Des sorcières comme les autres, Fabienne Dumont
Des sorcières comme les autres. Artistes et féministes dans la France des années 1970, Presses universitaires de Rennes, mai 2014, 568 pages, 26 €
Ecrivain(s): Fabienne DumontDans cet ouvrage issu de sa thèse Femmes, art et féminismes dans les années 1970 en France, soutenue en 2014, l’historienne de l’art Fabienne Dumont propose une défense et illustration de l’art des femmes de la décennie, mettant en évidence à la fois son intérêt, sa richesse, sa spécificité et sa sous-représentation dans les histoires de l’art et les espaces d’exposition.

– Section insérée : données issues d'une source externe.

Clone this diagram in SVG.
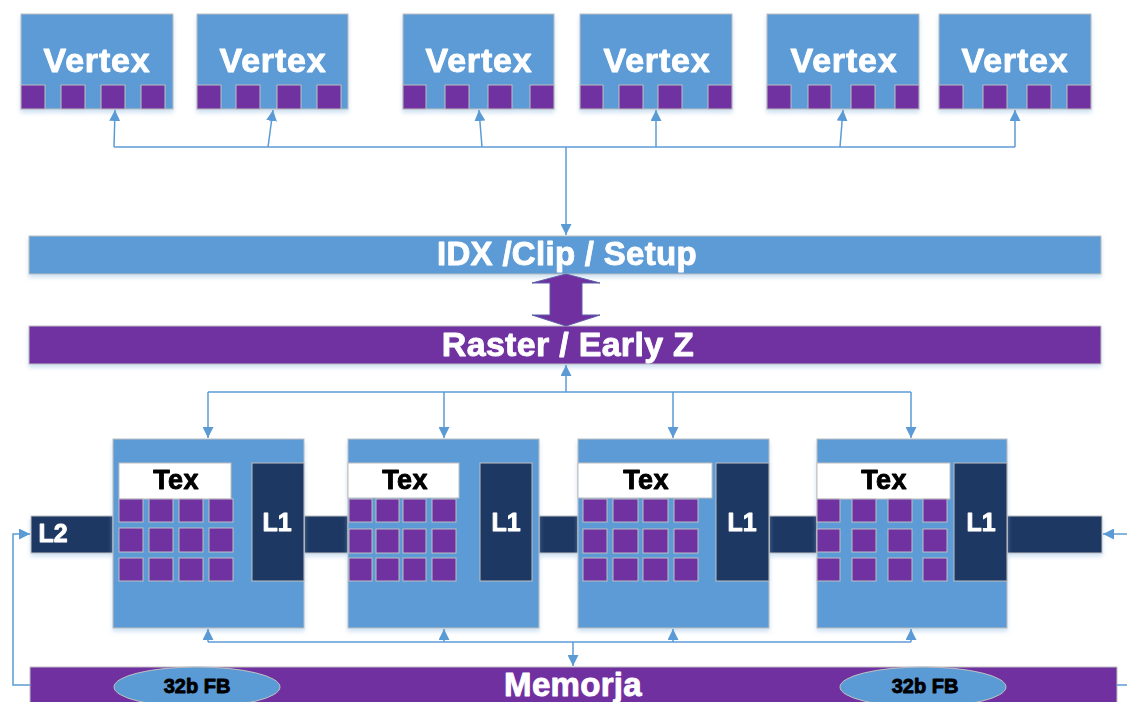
<svg xmlns="http://www.w3.org/2000/svg" width="1127" height="702" viewBox="0 0 1127 702">
<style>
.blue{fill:#5B9BD5;stroke:#BFBFBF;stroke-width:1}
.pur{fill:#7030A0;stroke:#BFBFBF;stroke-width:1}
.navy{fill:#1F3864;stroke:#BFBFBF;stroke-width:1}
.wht{fill:#FFFFFF;stroke:#BFBFBF;stroke-width:1}
.sq{fill:#7030A0;stroke:#BFBFBF;stroke-width:1}
.t{font-family:"Liberation Sans",Arial,sans-serif;font-weight:bold;text-anchor:middle;stroke-width:0.9;stroke-linejoin:round}
.tw{fill:#FFFFFF;stroke:#FFFFFF}
.tb{fill:#000000;stroke:#000000}
.c{fill:none;stroke:#5B9BD5;stroke-width:1.5}
.sh{filter:url(#shadow)}
</style>
<defs>
<filter id="shadow" x="-10%" y="-10%" width="120%" height="130%">
<feDropShadow dx="0" dy="3" stdDeviation="2" flood-color="#9DC3E6" flood-opacity="0.5"/>
</filter>
<marker id="ah" viewBox="0 0 10 10" refX="10" refY="5" markerWidth="11" markerHeight="11" markerUnits="userSpaceOnUse" orient="auto">
<path d="M0,0 L10,5 L0,10 Z" fill="#5B9BD5"/>
</marker>
</defs>

<g id="vertex1" class="sh">
<rect class="blue" x="21" y="14" width="152" height="95"/>
<rect class="sq" x="21" y="85" width="24" height="24"/><rect class="sq" x="61" y="85" width="24" height="24"/><rect class="sq" x="101" y="85" width="24" height="24"/><rect class="sq" x="141" y="85" width="24" height="24"/>
<text class="t tw" x="97" y="72" font-size="34" letter-spacing="0.8">Vertex</text>
</g>
<g id="vertex2" class="sh">
<rect class="blue" x="197" y="14" width="151" height="95"/>
<rect class="sq" x="197" y="85" width="24" height="24"/><rect class="sq" x="236" y="85" width="24" height="24"/><rect class="sq" x="277" y="85" width="24" height="24"/><rect class="sq" x="317" y="85" width="24" height="24"/>
<text class="t tw" x="273" y="72" font-size="34" letter-spacing="0.8">Vertex</text>
</g>
<g id="vertex3" class="sh">
<rect class="blue" x="403" y="14" width="151" height="95"/>
<rect class="sq" x="403" y="85" width="23" height="24"/><rect class="sq" x="445" y="85" width="24" height="24"/><rect class="sq" x="488" y="85" width="24" height="24"/><rect class="sq" x="530" y="85" width="24" height="24"/>
<text class="t tw" x="479" y="72" font-size="34" letter-spacing="0.8">Vertex</text>
</g>
<g id="vertex4" class="sh">
<rect class="blue" x="580" y="14" width="152" height="95"/>
<rect class="sq" x="580" y="85" width="23" height="24"/><rect class="sq" x="619" y="85" width="24" height="24"/><rect class="sq" x="658" y="85" width="24" height="24"/><rect class="sq" x="708" y="85" width="24" height="24"/>
<text class="t tw" x="657" y="72" font-size="34" letter-spacing="0.8">Vertex</text>
</g>
<g id="vertex5" class="sh">
<rect class="blue" x="767" y="14" width="152" height="95"/>
<rect class="sq" x="767" y="85" width="24" height="24"/><rect class="sq" x="808" y="85" width="23" height="24"/><rect class="sq" x="851" y="85" width="24" height="24"/><rect class="sq" x="895" y="85" width="24" height="24"/>
<text class="t tw" x="844" y="72" font-size="34" letter-spacing="0.8">Vertex</text>
</g>
<g id="vertex6" class="sh">
<rect class="blue" x="939" y="14" width="152" height="95"/>
<rect class="sq" x="939" y="85" width="24" height="24"/><rect class="sq" x="983" y="85" width="24" height="24"/><rect class="sq" x="1027" y="85" width="24" height="24"/><rect class="sq" x="1067" y="85" width="24" height="24"/>
<text class="t tw" x="1015" y="72" font-size="34" letter-spacing="0.8">Vertex</text>
</g>

<g id="idx" class="sh">
<rect class="blue" x="29" y="236" width="1072" height="38"/>
<text class="t tw" x="567" y="265" font-size="33" letter-spacing="0.3">IDX /Clip / Setup</text>
</g>
<g id="raster" class="sh">
<rect class="pur" x="29" y="326" width="1072" height="38"/>
<text class="t tw" x="568" y="356" font-size="34" letter-spacing="0.3">Raster / Early Z</text>
</g>
<g id="dblarrow">
<path d="M566,274 L600,283 L582,283 L582,315 L600,315 L566,326 L532,315 L550,315 L550,283 L532,283 Z" fill="#7030A0" stroke="#5B5FA8" stroke-width="1"/>
</g>

<g id="l2bus" class="sh">
<rect class="navy" x="31" y="516" width="82" height="37"/>
<rect class="navy" x="304" y="516" width="44" height="37"/>
<rect class="navy" x="539" y="516" width="39" height="37"/>
<rect class="navy" x="769" y="516" width="48" height="37"/>
<rect class="navy" x="1007" y="516" width="95" height="37"/>
<text class="t tw" x="53" y="542" font-size="25">L2</text>
</g>

<g id="core1" class="sh">
<rect class="blue" x="113" y="439" width="191" height="189"/>
<rect class="wht" x="119" y="463" width="112" height="36"/>
<text class="t tb" x="176" y="489" font-size="27" letter-spacing="0.4">Tex</text>
<rect class="navy" x="252" y="463" width="52" height="118"/>
<text class="t tw" x="277" y="531" font-size="25">L1</text>
<g>
<rect class="sq" x="119" y="499" width="24" height="23"/><rect class="sq" x="149" y="499" width="24" height="23"/><rect class="sq" x="179" y="499" width="24" height="23"/><rect class="sq" x="209" y="499" width="24" height="23"/>
<rect class="sq" x="119" y="528" width="24" height="24"/><rect class="sq" x="149" y="528" width="24" height="24"/><rect class="sq" x="179" y="528" width="24" height="24"/><rect class="sq" x="209" y="528" width="24" height="24"/>
<rect class="sq" x="119" y="558" width="24" height="23"/><rect class="sq" x="149" y="558" width="24" height="23"/><rect class="sq" x="179" y="558" width="24" height="23"/><rect class="sq" x="209" y="558" width="24" height="23"/>
</g>
</g>
<g id="core2" class="sh">
<rect class="blue" x="348" y="439" width="191" height="189"/>
<rect class="wht" x="348" y="463" width="111" height="35"/>
<text class="t tb" x="405" y="489" font-size="27" letter-spacing="0.4">Tex</text>
<rect class="navy" x="480" y="463" width="52" height="118"/>
<text class="t tw" x="506" y="531" font-size="25">L1</text>
<g>
<rect class="sq" x="349" y="499" width="23" height="23"/><rect class="sq" x="376" y="499" width="23" height="23"/><rect class="sq" x="403" y="499" width="23" height="23"/><rect class="sq" x="432" y="499" width="24" height="23"/>
<rect class="sq" x="349" y="529" width="23" height="24"/><rect class="sq" x="376" y="529" width="23" height="24"/><rect class="sq" x="403" y="529" width="23" height="24"/><rect class="sq" x="432" y="529" width="24" height="24"/>
<rect class="sq" x="349" y="558" width="23" height="23"/><rect class="sq" x="376" y="558" width="23" height="23"/><rect class="sq" x="403" y="558" width="23" height="23"/><rect class="sq" x="432" y="558" width="24" height="23"/>
</g>
</g>
<g id="core3" class="sh">
<rect class="blue" x="578" y="439" width="191" height="189"/>
<rect class="wht" x="578" y="463" width="134" height="35"/>
<text class="t tb" x="646" y="489" font-size="27" letter-spacing="0.4">Tex</text>
<rect class="navy" x="716" y="463" width="53" height="118"/>
<text class="t tw" x="742" y="531" font-size="25">L1</text>
<g>
<rect class="sq" x="583" y="499" width="24" height="23"/><rect class="sq" x="613" y="499" width="25" height="23"/><rect class="sq" x="643" y="499" width="25" height="23"/><rect class="sq" x="674" y="499" width="24" height="23"/>
<rect class="sq" x="583" y="529" width="24" height="24"/><rect class="sq" x="613" y="529" width="25" height="24"/><rect class="sq" x="643" y="529" width="25" height="24"/><rect class="sq" x="674" y="529" width="24" height="24"/>
<rect class="sq" x="583" y="558" width="24" height="23"/><rect class="sq" x="613" y="558" width="25" height="23"/><rect class="sq" x="643" y="558" width="25" height="23"/><rect class="sq" x="674" y="558" width="24" height="23"/>
</g>
</g>
<g id="core4" class="sh">
<rect class="blue" x="817" y="439" width="190" height="189"/>
<rect class="wht" x="817" y="463" width="133" height="36"/>
<text class="t tb" x="884" y="489" font-size="27" letter-spacing="0.4">Tex</text>
<rect class="navy" x="954" y="463" width="53" height="118"/>
<text class="t tw" x="981" y="531" font-size="25">L1</text>
<g>
<rect class="sq" x="817" y="499" width="23" height="23"/><rect class="sq" x="852" y="499" width="24" height="23"/><rect class="sq" x="888" y="499" width="24" height="23"/><rect class="sq" x="923" y="499" width="24" height="23"/>
<rect class="sq" x="817" y="529" width="23" height="23"/><rect class="sq" x="852" y="529" width="24" height="23"/><rect class="sq" x="888" y="529" width="24" height="23"/><rect class="sq" x="923" y="529" width="24" height="23"/>
<rect class="sq" x="817" y="558" width="23" height="23"/><rect class="sq" x="852" y="558" width="24" height="23"/><rect class="sq" x="888" y="558" width="24" height="23"/><rect class="sq" x="923" y="558" width="24" height="23"/>
</g>
</g>

<g id="memorja">
<rect class="pur" x="30" y="667" width="1087" height="50"/>
<ellipse class="blue" cx="197" cy="687" rx="83" ry="20"/>
<text class="t tb" x="197" y="693" font-size="20" stroke-width="1.2">32b FB</text>
<ellipse class="blue" cx="923" cy="687" rx="83" ry="20"/>
<text class="t tb" x="925" y="693" font-size="20" stroke-width="1.2">32b FB</text>
<text class="t tw" x="573" y="696" font-size="33" letter-spacing="0.3">Memorja</text>
</g>

<g id="connectors">
<path class="c" d="M114,147 L1015,147"/>
<path class="c" d="M114,147 L115,110" marker-end="url(#ah)"/>
<path class="c" d="M268,147 L273,110" marker-end="url(#ah)"/>
<path class="c" d="M482,147 L479,110" marker-end="url(#ah)"/>
<path class="c" d="M656,147 L656,110" marker-end="url(#ah)"/>
<path class="c" d="M840,147 L843,110" marker-end="url(#ah)"/>
<path class="c" d="M1015,147 L1015,110" marker-end="url(#ah)"/>
<path class="c" d="M566,147 L566,235" marker-end="url(#ah)"/>
<path class="c" d="M566,392 L566,365" marker-end="url(#ah)"/>
<path class="c" d="M208,392 L911,392"/>
<path class="c" d="M208,392 L208,438" marker-end="url(#ah)"/>
<path class="c" d="M444,392 L444,438" marker-end="url(#ah)"/>
<path class="c" d="M673,392 L673,438" marker-end="url(#ah)"/>
<path class="c" d="M911,392 L911,438" marker-end="url(#ah)"/>
<path class="c" d="M208,642 L911,642"/>
<path class="c" d="M208,642 L208,629" marker-end="url(#ah)"/>
<path class="c" d="M444,642 L444,629" marker-end="url(#ah)"/>
<path class="c" d="M673,642 L673,629" marker-end="url(#ah)"/>
<path class="c" d="M911,642 L911,629" marker-end="url(#ah)"/>
<path class="c" d="M573,642 L573,666" marker-end="url(#ah)"/>
<path class="c" d="M30,685 L13,685 L13,534 L30,534" marker-end="url(#ah)"/>
<path class="c" d="M1127,534 L1103,534" marker-end="url(#ah)"/>
<path class="c" d="M1117,685 L1127,685"/>
</g>
</svg>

C’est à cette sous-représentation que s’attache d’abord la chercheuse. Montrant la présence importante des femmes dans les écoles d’art, elle constate ensuite leur mise à l’écart des instances les plus légitimes de visibilité, en étudiant les revues d’art, les expositions des musées, les salons et les galeries d’art. Après cette première partie, Fabienne Dumont retrace l’histoire des réseaux alternatifs ayant tenté de compenser cette marginalisation des femmes. Elle s’attache en particulier à six collectifs : l’Union des femmes peintres et sculpteurs, Féminie-Dialogue, Femmes en lutte, Femmes/Arts, Art et regard des femmes. Tout en soulignant leur impact limité pour la reconnaissance de l’art des femmes sur la scène artistique, elle montre l’importance de ces groupes pour des créatrices isolées qui prennent ainsi conscience de la spécificité de leur condition d’artistes-femmes.
Après un assez riche cahier central d’illustrations couleurs, les deux dernières parties traitent des œuvres elles-mêmes, divisées en « œuvres sans critiques féministes évidentes » et en « critiques des stéréotypes diffusés dans la société », chacune de ces parties étant elle-même organisée en chapitres thématiques centrés généralement sur la vision de la condition féminine proposée par les créatrices (« Une vision apaisée des femmes », « Place des femmes dans la vie publique : la revendication d’une image différente dans les médias »…). Le classement peut parfois paraître artificiel, mais il a l’intérêt de permettre un repérage dans une matière abondante, Fabienne Dumont ayant choisi de traiter d’un nombre élevé d’artistes. Ce choix est tout à fait compréhensible dans la perspective de l’auteure, qui s’attache à donner une visibilité à un corpus d’artistes absent de notre mémoire de l’art. Il nuit cependant à la lisibilité : on aurait préféré que les thématiques soient illustrées par une ou deux artistes, dont l’œuvre aurait pu alors être analysée plus en profondeur. Les annexes – ici composées de textes marquants de l’époque et d’une sélection d’entretiens avec les artistes – auraient dans ce cas pu être complétées d’une manière de dictionnaire des femmes artistes de la période. Notons cependant que les derniers chapitres proposent justement des développements plus longs, qui font mieux saisir au lecteur la démarche des artistes.
Il faut souligner pour finir que le propos de cet ouvrage érudit n’est pas seulement d’accroître le corpus des artistes de l’époque considérée : il est présenté comme un préalable à une refonte de l’histoire de l’art. La périodicité de celle-ci ne permet pas en effet d’y intégrer les créatrices. Alors que l’histoire de l’art dominante perçoit une unité dans l’art contestataire de la décennie 1965-1975, avec un pic autour de 1968, et une forme de retour à l’ordre à partir de 1974, la rupture se produit pour les créatrices plutôt au début des années soixante-dix, avec une retombée au début des années quatre-vingt. Ce décalage, qui peut paraître mince, entraîne pourtant leur quasi-éviction des grandes expositions consacrées à l’art de cette période. L’intégration de l’art des femmes dans l’histoire de l’art implique de la sorte un remaniement de celle-ci, que Fabienne Dumont place à l’horizon de ce travail. En attendant la réalisation de ce projet ambitieux, espérons également la parution d’une synthèse plus accessible au grand public de ce gros volume, à l’occasion, peut-être, d’une exposition que les reproductions du présent ouvrage font vivement souhaiter.